I need better sleep. Or just better napping. Or faster time to sleep. Or better quality of sleep. Lucid dreaming would be cool, too. I’m still toying around with sleep because I know for a fact I could do it better and the importance of sleep is greater than anything else I have in this list. I tinker with it a lot. Take napping, for example. I know that if I nap for an hour, the last 15 minutes I’m just lying there wide awake. If I nap for 45 minutes, I wake up groggy. 30 minutes seems to be the sweet spot for me. I know that between 2-5 pm is when I take a dive in energy and that is the optimal time for me to nap. When I do, I wake up refreshed and I am ready to roll. There are a whole new bunch of sleep masks, gadgets and apps that promise to help promote better sleep. I think I’ll wait and see what the verdict is on any of these before I consider purchasing one.

For strength, 531 has been good to me. There’s also grease the groove for pullups that I just started up. As for body composition – I’m just going to try out different nutrient timings and caloric loads. Aesthetics aren’t that important to me, but it’s something I should not neglect for prolong periods of time regardless.
BJJ – Just keep showing up. This has been a huge thorn in my side. I dream about BJJ constantly. Literally multiple times throughout the day and when I close my eyes at night. And yet, every single time I have gotten back onto the mats to train I have been derailed via injury or life altering event. To say it has been frustrating is an understatement. This year, I hope to break that trend. What’s different? I’m stronger, a LOT stronger. And with that, I believe I’ve added more durability, too.

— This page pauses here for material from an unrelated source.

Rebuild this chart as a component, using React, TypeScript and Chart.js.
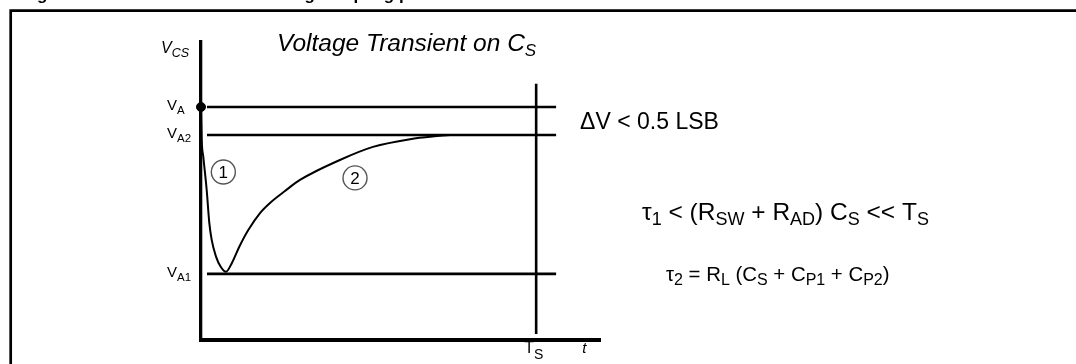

Honestly, that’s a lot and there are a few more floating around in my head (I’d love to play around with the SDKs for the Myo and Oculus Rift). I will likely fail and give up on a number of these. This is expected and part of the process. For example, last year I tried my hand at Dart and Angular, but Meteor came along and just kicked their asses so hard that I didn’t need to go down those routes any longer. It’s the process that matters to me, and the chance at discovering something awesome or getting better at something that excites me that I look forward to the most. The lesson? Try lots of things. Stick with the ones that excite you. And have patience.